It’s in the details, in the accumulation of subtle gestures, where Chef Yossy shines. The Premium Sushi courses, we marvel at his craft as he places each directly in front of us, where the rice forms with graceful rhythm by warm hands. Attentiveness, such as serving meals from the left side after noting my handedness, adds a nuanced touch to the dining experience.
For those seeking to splurge on an elevated experience, a curated customized menu starting at an eye-watering RM2,500 is available.
The Miyabi menu unfolds a narrative of premium ingredients like Bafun uni from Hokkaido, steamed Awabi (Japanese abalone), marbled jabara (lined fatty tuna), Japanese hairy crab, shima-aji (striped Jack), botan ebi (shrimp), nodokuro (blackthroat seaperch).
The courses are interspersed with intervals of hot courses that showcase diverse ingredients and cooking techniques, with the menu refreshing on the 18th of every month.
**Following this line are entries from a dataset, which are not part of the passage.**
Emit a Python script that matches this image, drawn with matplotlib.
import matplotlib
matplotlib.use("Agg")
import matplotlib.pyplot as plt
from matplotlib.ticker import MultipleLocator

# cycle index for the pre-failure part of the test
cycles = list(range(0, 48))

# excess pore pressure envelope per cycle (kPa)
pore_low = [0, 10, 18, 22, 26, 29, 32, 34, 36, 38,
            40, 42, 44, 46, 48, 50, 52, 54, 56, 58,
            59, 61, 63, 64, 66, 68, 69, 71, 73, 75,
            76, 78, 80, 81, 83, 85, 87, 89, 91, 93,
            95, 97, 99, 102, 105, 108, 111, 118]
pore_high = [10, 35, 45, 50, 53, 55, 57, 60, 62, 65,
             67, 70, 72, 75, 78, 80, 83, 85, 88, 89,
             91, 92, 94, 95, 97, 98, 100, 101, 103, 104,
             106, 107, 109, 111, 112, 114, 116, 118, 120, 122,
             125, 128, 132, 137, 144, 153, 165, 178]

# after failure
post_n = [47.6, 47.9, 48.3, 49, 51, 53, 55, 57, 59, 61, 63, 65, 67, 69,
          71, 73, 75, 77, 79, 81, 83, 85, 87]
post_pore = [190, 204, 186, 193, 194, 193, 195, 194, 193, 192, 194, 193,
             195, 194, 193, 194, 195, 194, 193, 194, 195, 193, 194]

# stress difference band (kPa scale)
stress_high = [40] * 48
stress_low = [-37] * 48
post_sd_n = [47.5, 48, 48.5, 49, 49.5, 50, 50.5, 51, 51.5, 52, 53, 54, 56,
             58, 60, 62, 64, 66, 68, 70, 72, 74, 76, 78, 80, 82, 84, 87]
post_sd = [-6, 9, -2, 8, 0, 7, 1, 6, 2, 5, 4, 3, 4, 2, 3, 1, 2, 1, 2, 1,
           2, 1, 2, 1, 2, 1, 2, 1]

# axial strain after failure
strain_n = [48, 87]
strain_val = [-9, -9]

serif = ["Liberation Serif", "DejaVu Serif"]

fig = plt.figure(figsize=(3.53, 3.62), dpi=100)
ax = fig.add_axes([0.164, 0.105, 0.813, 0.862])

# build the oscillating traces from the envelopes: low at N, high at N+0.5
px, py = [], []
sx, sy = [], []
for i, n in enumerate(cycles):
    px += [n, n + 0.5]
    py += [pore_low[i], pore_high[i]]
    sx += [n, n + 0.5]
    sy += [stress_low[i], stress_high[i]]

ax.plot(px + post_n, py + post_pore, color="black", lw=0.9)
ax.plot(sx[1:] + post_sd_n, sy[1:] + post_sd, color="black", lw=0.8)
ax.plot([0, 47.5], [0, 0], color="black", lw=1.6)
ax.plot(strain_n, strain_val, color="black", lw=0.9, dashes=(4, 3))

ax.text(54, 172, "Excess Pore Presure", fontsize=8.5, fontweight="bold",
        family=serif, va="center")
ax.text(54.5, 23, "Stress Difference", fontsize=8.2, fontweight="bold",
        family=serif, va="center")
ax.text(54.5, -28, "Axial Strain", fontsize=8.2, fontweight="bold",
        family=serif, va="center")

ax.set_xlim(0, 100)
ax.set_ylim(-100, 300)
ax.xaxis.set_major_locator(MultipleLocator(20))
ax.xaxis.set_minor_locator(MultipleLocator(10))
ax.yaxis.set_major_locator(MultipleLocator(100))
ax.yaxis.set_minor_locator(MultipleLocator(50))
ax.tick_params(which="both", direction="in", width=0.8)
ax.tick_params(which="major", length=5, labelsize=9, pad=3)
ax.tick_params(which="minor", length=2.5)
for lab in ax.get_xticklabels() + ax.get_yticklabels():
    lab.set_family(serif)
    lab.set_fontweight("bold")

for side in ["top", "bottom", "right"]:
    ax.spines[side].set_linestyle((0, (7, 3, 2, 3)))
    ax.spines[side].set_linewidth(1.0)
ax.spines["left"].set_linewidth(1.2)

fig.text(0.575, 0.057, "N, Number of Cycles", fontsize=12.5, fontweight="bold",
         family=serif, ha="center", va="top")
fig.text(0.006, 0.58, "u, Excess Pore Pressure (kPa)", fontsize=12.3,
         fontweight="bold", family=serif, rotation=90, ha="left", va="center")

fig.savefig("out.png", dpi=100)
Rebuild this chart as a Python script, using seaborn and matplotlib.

Steamed Awabi with Karasumi and Liver Sauce
Awabi is the Japanese word for abalone, the edible sea snails of the Halliotidae family. Served steamed with a karasumi and liver sauce, the dish is a testament to Chef Yossy’s expertise, enhancing abalone with a delicate touch.
“The philosophy cultivating this endeavour is our strong determination to attend to every little detail and every ingredient, to share an appreciation for age-old Japanese culinary traditions without compromising its integrity.”
Presented in a delicate gold rimmed glass plate, this dish is proper good in every way. The sort of good that makes you weak in the knees. Generous spoonful of hairy crab, bountiful Bafun uni, ikura on a bed of fluffy Japanese rice. Proper good indeed.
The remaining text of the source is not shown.